Dred Scott

Dred Scott

Dred Scott was a slave who lived during the early 19th century and was the first slave who sued his master for freedom in a court of law. He was born into slavery in Virginia and was the property of the Peter Blow family. His birth name was Sam, but he changed it to Dred after his dead brother. The Blow family were farmers in Alabama who later moved to St. Louis, Missouri. Before moving, they sold their slaves to an army doctor named John Emerson. In 1836, Scott fell in love with a slave girl named Harriett Robinson, who belonged to another army doctor named Major Lawrence Taliaferro. Taliaferro sold Harriett to Emerson so that Scott and Harriett could be married.
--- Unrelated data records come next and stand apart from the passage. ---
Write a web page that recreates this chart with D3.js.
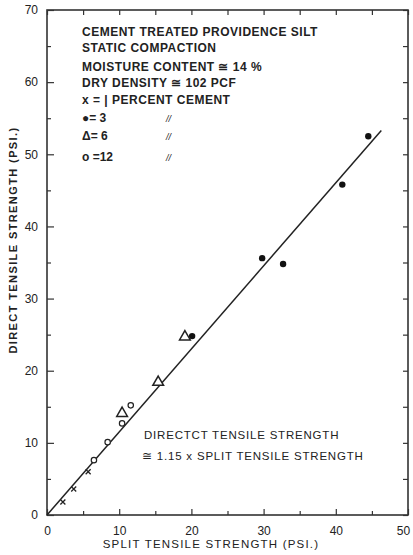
<!DOCTYPE html>
<html lang="en">
  <head>
    <meta charset="UTF-8" />
    <title>Direct vs split tensile strength</title>
    <script src="https://d3js.org/d3.v7.min.js"></script>
    <style>
      body { margin: 0; background: #fff; }
      text { font-family: "Liberation Sans", Arial, sans-serif; fill: #222; }
    </style>
  </head>
  <body>
    <div id="chart"></div>
    <script>
      // data (split, direct) in psi
      var onePct = [[2.2, 1.8], [3.7, 3.6], [5.7, 6.0]];
      var threePct = [[20.1, 24.8], [29.8, 35.6], [32.7, 34.8], [40.9, 45.8], [44.5, 52.5]];
      var sixPct = [[10.4, 14.1], [15.4, 18.4], [19.1, 24.7]];
      var twelvePct = [[6.5, 7.6], [8.4, 10.1], [10.4, 12.7], [11.6, 15.2]];
      var fitLine = [[0, 0], [46.3, 53.3]];
      var xTicks = [0, 10, 20, 30, 40, 50];
      var yTicks = [0, 10, 20, 30, 40, 50, 60, 70];
      var minorTicks = [5, 15, 25, 35, 45, 55, 65];
      var notes = [
        "CEMENT TREATED PROVIDENCE SILT",
        "STATIC COMPACTION",
        "MOISTURE CONTENT \u2245 14 %",
        "DRY DENSITY \u2245 102 PCF",
        "x =  | PERCENT CEMENT"
      ];
      var legendRows = [["\u25CF= 3", "//"], ["\u0394= 6", "//"], ["o =12", "//"]];

      var W = 413, H = 555;
      var margin = { top: 10, right: 5, bottom: 40, left: 47 };
      var width = W - margin.left - margin.right,
        height = H - margin.top - margin.bottom;

      var svg = d3.select("#chart").append("svg").attr("width", W).attr("height", H);
      var g = svg.append("g").attr("transform", "translate(" + margin.left + "," + margin.top + ")");

      var x = d3.scaleLinear().domain([0, 50]).range([0, width]);
      var y = d3.scaleLinear().domain([0, 70]).range([height, 0]);

      // frame
      g.append("rect").attr("width", width).attr("height", height)
        .attr("fill", "none").attr("stroke", "#333").attr("stroke-width", 1.6);

      // ticks pointing inward
      var ink = "#333";
      function styleAxis(sel) {
        sel.select(".domain").remove();
        sel.selectAll("line").attr("stroke", ink).attr("stroke-width", 1.2);
        sel.selectAll("text").style("font-family", "Liberation Sans, Arial, sans-serif")
          .style("font-size", "12px").attr("fill", "#222");
      }
      var gx = g.append("g").attr("transform", "translate(0," + height + ")")
        .call(d3.axisBottom(x).tickValues(xTicks).tickSizeInner(-6).tickPadding(11).tickFormat(d3.format("d")))
        .call(styleAxis);
      gx.selectAll(".tick text").filter(d => d === 50).attr("dx", -5);
      g.append("g").attr("transform", "translate(0," + height + ")")
        .call(d3.axisBottom(x).tickValues(minorTicks.filter(d => d < 50)).tickSize(-4).tickFormat(""))
        .call(styleAxis);
      g.append("g")
        .call(d3.axisTop(x).tickValues(xTicks.concat(minorTicks.filter(d => d < 50))).tickSize(-5).tickFormat(""))
        .call(styleAxis);
      g.append("g")
        .call(d3.axisLeft(y).tickValues(yTicks).tickSizeInner(-7).tickPadding(9).tickFormat(d3.format("d")))
        .call(styleAxis);
      g.append("g")
        .call(d3.axisLeft(y).tickValues(minorTicks).tickSize(-4).tickFormat(""))
        .call(styleAxis);
      g.append("g").attr("transform", "translate(" + width + ",0)")
        .call(d3.axisRight(y).tickValues(yTicks.concat(minorTicks)).tickSize(-5).tickFormat(""))
        .call(styleAxis);

      // fitted line
      g.append("path").datum(fitLine)
        .attr("d", d3.line().x(d => x(d[0])).y(d => y(d[1])))
        .attr("fill", "none").attr("stroke", "#222").attr("stroke-width", 1.5);

      // markers
      g.selectAll("path.cross").data(onePct).enter().append("path")
        .attr("class", "cross")
        .attr("transform", d => "translate(" + x(d[0]) + "," + y(d[1]) + ")")
        .attr("d", "M-2.5,-2.5L2.5,2.5M2.5,-2.5L-2.5,2.5")
        .attr("stroke", "#222").attr("stroke-width", 1.3);
      g.selectAll("circle.dot").data(threePct).enter().append("circle")
        .attr("class", "dot").attr("cx", d => x(d[0])).attr("cy", d => y(d[1]))
        .attr("r", 3.2).attr("fill", "#111");
      g.selectAll("path.tri").data(sixPct).enter().append("path")
        .attr("class", "tri")
        .attr("transform", d => "translate(" + x(d[0]) + "," + y(d[1]) + ")")
        .attr("d", d3.symbol().type(d3.symbolTriangle).size(50))
        .attr("fill", "#fff").attr("stroke", "#222").attr("stroke-width", 1.5);
      g.selectAll("circle.ring").data(twelvePct).enter().append("circle")
        .attr("class", "ring").attr("cx", d => x(d[0])).attr("cy", d => y(d[1]))
        .attr("r", 2.7).attr("fill", "#fff").attr("stroke", "#222").attr("stroke-width", 1.2);

      // notes block
      var noteY = [32, 48, 67, 83, 100];
      notes.forEach(function (t, i) {
        svg.append("text").attr("x", 82).attr("y", noteY[i] + 4)
          .style("font-size", "12px").style("font-weight", "bold").style("letter-spacing", "0.5px")
          .text(t);
      });
      var legY = [118, 136, 157];
      legendRows.forEach(function (r, i) {
        svg.append("text").attr("x", 82).attr("y", legY[i] + 4)
          .style("font-size", "12px").style("font-weight", "bold").text(r[0]);
        svg.append("text").attr("x", 166).attr("y", legY[i] + 4)
          .style("font-size", "9px").style("font-style", "italic").text(r[1]);
      });

      svg.append("text").attr("x", 144).attr("y", 439)
        .style("font-size", "11.5px").style("letter-spacing", "0.8px")
        .text("DIRECTCT TENSILE STRENGTH");
      svg.append("text").attr("x", 142).attr("y", 460)
        .style("font-size", "11.5px").style("letter-spacing", "0.8px")
        .text("\u2245 1.15 x SPLIT TENSILE STRENGTH");

      // axis titles
      svg.append("text").attr("x", 211).attr("y", 548).attr("text-anchor", "middle")
        .style("font-size", "11.5px").style("letter-spacing", "1.2px")
        .text("SPLIT TENSILE STRENGTH (PSI.)");
      svg.append("text").attr("transform", "translate(17,240) rotate(-90)")
        .attr("text-anchor", "middle")
        .style("font-size", "11px").style("font-weight", "bold").style("letter-spacing", "1.4px")
        .text("DIRECT TENSILE STRENGTH (PSI.)");
    </script>
  </body>
</html>
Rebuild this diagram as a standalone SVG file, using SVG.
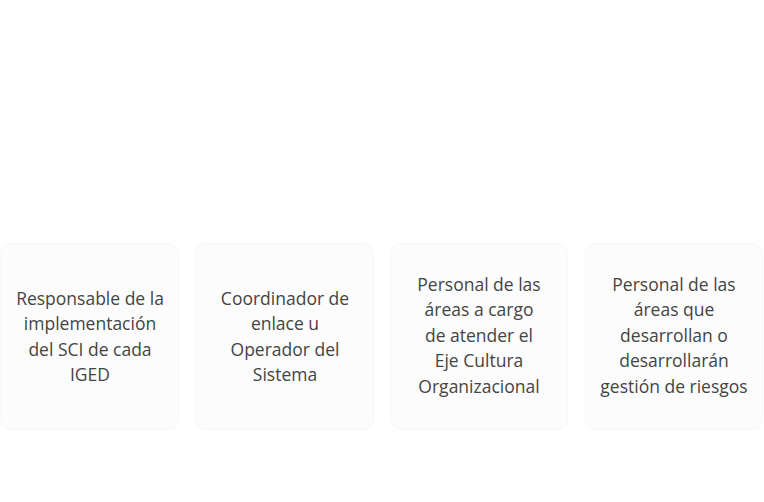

Two years later, Dr. Emerson married a lady named Eliza Irene Sanford, and the family, along with their slaves, moved to Missouri shortly after. Emerson then left the army and died in 1843. Upon his master’s death, Scott tried to purchase his freedom from Emerson’s widow but she refused. Dred Scott decided to take the matter to the courts and in 1846, he filed a law suit in St Louis Circuit Court. The trial was held in 1847, and Scott lost. A retrial was called for, and this time, a jury in Missouri ruled that since Scott and Harriett had lived with Emerson in the free states of Illinois and Wisconsin (that is, slavery was illegal there), they should be granted their freedom since they were being illegally held as slaves there to begin with. Scott was successful in winning his freedom in this historic ruling in 1850.

Emerson’s widow appealed this decision to the Missouri Supreme Court and the subsequent ruling was made in her favor. The court ruled that the idea of “once free, always free” was no longer applicable, a rule that had been upheld for 28 years previously. Only one judge supported this decision, but the majority ruling was against them, and Scott and his wife were returned to Mrs. Emerson. After Dr. Emerson’s death, the estate legally came under Mrs. Emerson’s brother, John F. A. Sanford, who was a citizen of New York. Scott and his wife challenged the Supreme Court decision in the federal court, on the grounds of diverse ownership. This case was tried again in 1857, with the ruling that since Scott and his wife were not recognized as citizens of the United States, they had no right to sue a white man in a court of law.

The court also nullified the terms of the “Missouri Compromise”, a clause that had prohibited slavery in certain states. Slaves were considered their owners’ private property, which under the Fifth Amendment to the United States Constitution, prohibited anyone from taking another’s private property. This decision stirred trouble and increased the divide between the Northern and Southern states, acting as an instigator towards the Civil War. Mrs. Emerson remarried a man named Calvin C. Chaffee who was an abolitionist. He insisted that the Scotts be returned to the Blow family, who granted Scott and his wife freedom in May 1857. Unfortunately, Dred Scott died from tuberculosis less than two years after finally winning his freedom.

The Dred Scott v. Sandford case was important for setting the precedent to the abolition of slavery, and was one of the forerunners of the American Civil War. Eventually, the verdict given by this decision was overruled by the Emancipation Proclamation directed by President Abraham Lincoln, as well as by the 13th, 14th and 15th amendments to the constitution.